Я рассуждаю так: если ты столкнулась довольно рано со случаем самоубийства любимого существа и смогла простить виновника его гибели (а это явно ты готова была допустить), то это должно было определить и твое отношение к самоубийству вообще. Ты включила его, так сказать, в естественный порядок вещей. В мировоззрении твоем ты крепко держалась за веру в его незыблемость. В последнем счете, ты думала, люди не отвечают за свои поступки. Не так ли?
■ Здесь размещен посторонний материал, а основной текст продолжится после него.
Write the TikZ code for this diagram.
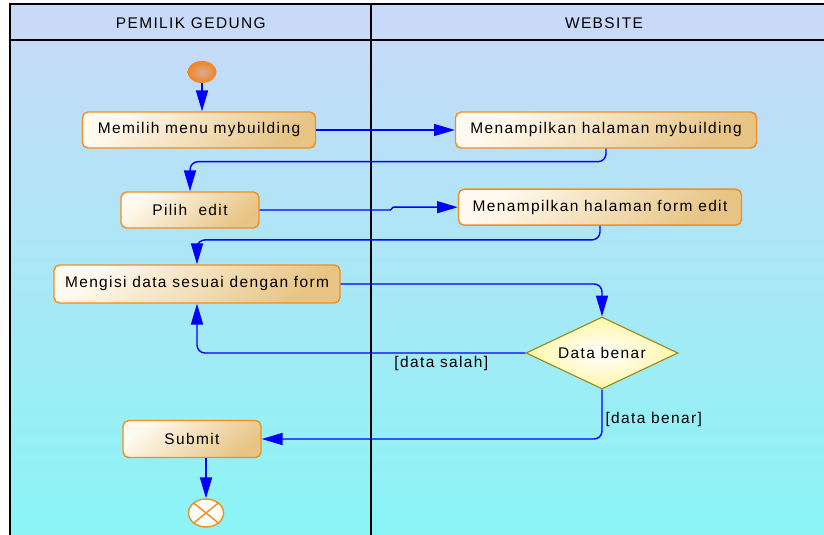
\documentclass[tikz,border=0pt]{standalone}
\usepackage{fontspec}
\setmainfont{Liberation Sans}[LetterSpace=9]
\usepackage{xcolor}
\usepackage{tikz}
\usetikzlibrary{shapes,arrows.meta}
\definecolor{laneHead}{HTML}{C8DAF8}
\definecolor{laneTop}{HTML}{C5DBF7}
\definecolor{laneBottom}{HTML}{8AF5F6}
\definecolor{actBorder}{HTML}{F58D1C}
\definecolor{actLight}{HTML}{FFFAF0}
\definecolor{actDark}{HTML}{E7C484}
\definecolor{startIn}{HTML}{D6AC9C}
\definecolor{startOut}{HTML}{F5841A}
\definecolor{decBorder}{HTML}{9A8A12}
\definecolor{decFill}{HTML}{FFF6A8}
\definecolor{flow}{HTML}{0000FF}
\tikzstyle{action} = [rectangle, draw=actBorder, line width=1pt, rounded corners=4pt,
    top color=actLight, bottom color=actDark, shading angle=40, text centered, minimum height=0.9cm]
\tikzstyle{decision} = [diamond, aspect=2.1, draw=decBorder, line width=0.8pt, inner color=white, outer color=decFill,
    minimum width=3.8cm, minimum height=1.8cm, inner sep=0pt]
\tikzstyle{initial} = [ellipse, inner color=startIn, outer color=startOut, minimum width=0.725cm, minimum height=0.55cm, inner sep=0pt]
\tikzstyle{final} = [ellipse, draw=actBorder, line width=1pt, fill=white, minimum width=0.875cm, minimum height=0.7cm, inner sep=0pt]
\tikzstyle{line} = [draw=flow, line width=1pt, rounded corners=0.2cm, -{Triangle[length=0.52cm, width=0.3cm]}]
\tikzstyle{guard} = [inner sep=2pt]

\begin{document}
\begin{tikzpicture}[node distance = 2cm, font=\fontsize{11}{13}\selectfont]
    \clip (0,0) rectangle (20.6,-13.375);
    % Swimlanes
    \fill [laneHead] (0.25,-0.1) rectangle (21,-1.0);
    \shade [top color=laneTop, bottom color=laneBottom] (0.25,-1.0) rectangle (21,-13.5);
    \draw [line width=1pt] (21,-0.1) -- (0.25,-0.1) -- (0.25,-13.5);
    \draw [line width=1pt] (0.25,-1.0) -- (21,-1.0);
    \draw [line width=1pt] (9.275,-0.1) -- (9.275,-13.5);
    \node (ownerLane) at (4.77,-0.57) {PEMILIK GEDUNG};
    \node (webLane) at (15.1,-0.57) {WEBSITE};

    % Place nodes
    \node [initial] (start) at (5.05,-1.8) {};
    \node [action, below of=start, node distance=1.45cm, xshift=-0.075cm, minimum width=5.825cm] (memilih) {Memilih menu mybuilding};
    \node [action, right of=memilih, node distance=10.175cm, minimum width=7.525cm] (tampilBuilding) {Menampilkan halaman mybuilding};
    \node [action, below of=memilih, node distance=2cm, xshift=-0.225cm, minimum width=3.45cm] (pilih) {Pilih\ \ edit};
    \node [action, right of=pilih, node distance=10.25cm, yshift=0.07cm, minimum width=7.075cm] (tampilForm) {Menampilkan halaman form edit};
    \node [action, below of=pilih, node distance=1.85cm, xshift=0.175cm, minimum width=7.15cm, minimum height=0.95cm] (mengisi) {Mengisi data sesuai dengan form};
    \node [decision, right of=mengisi, node distance=10.125cm, yshift=-1.725cm] (cek) {Data benar};
    \node [action, below of=mengisi, node distance=3.875cm, xshift=-0.125cm, minimum width=3.45cm, minimum height=0.925cm] (submit) {Submit};
    \node [final, below of=submit, node distance=1.85cm, xshift=0.35cm] (end) {};
    \draw [actBorder, line width=1pt] (end.north east) -- (end.south west) (end.north west) -- (end.south east);

    % Draw edges
    \path [line] (start) -- (start |- memilih.north);
    \path [line] (memilih) -- (tampilBuilding);
    \path [line] (tampilBuilding.south) -- ++(0,-0.325) -| (pilih.north);
    \path [line, rounded corners=1pt] (pilih.east) -- ++(3.3,0) |- (tampilForm.west);
    \path [line] (tampilForm.south) -- ++(0,-0.35) -| (mengisi.north);
    \path [line] (mengisi.east) -| (cek.north);
    \path [line] (cek.west) -| node [guard, below, pos=0.128] {[data salah]} (mengisi.south);
    \path [line] (cek.south) |- node [guard, right, pos=0.3] {[data benar]} (submit.east);
    \path [line] (end |- submit.south) -- (end);
\end{tikzpicture}
\end{document}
О да, ты многим возмущалась, но, в конце концов, нащупывала тропинку к примирению. Это относится и к крупным историческим событиям (напр<имер>, к русской революции, обездолившей вашу семью), и к отдельным людям, и даже к известным, на первый взгляд, неприемлемым решениям. Не могла ли ты так же постепенно сродниться с, по существу, чуждой идеей добровольного ухода из жизни?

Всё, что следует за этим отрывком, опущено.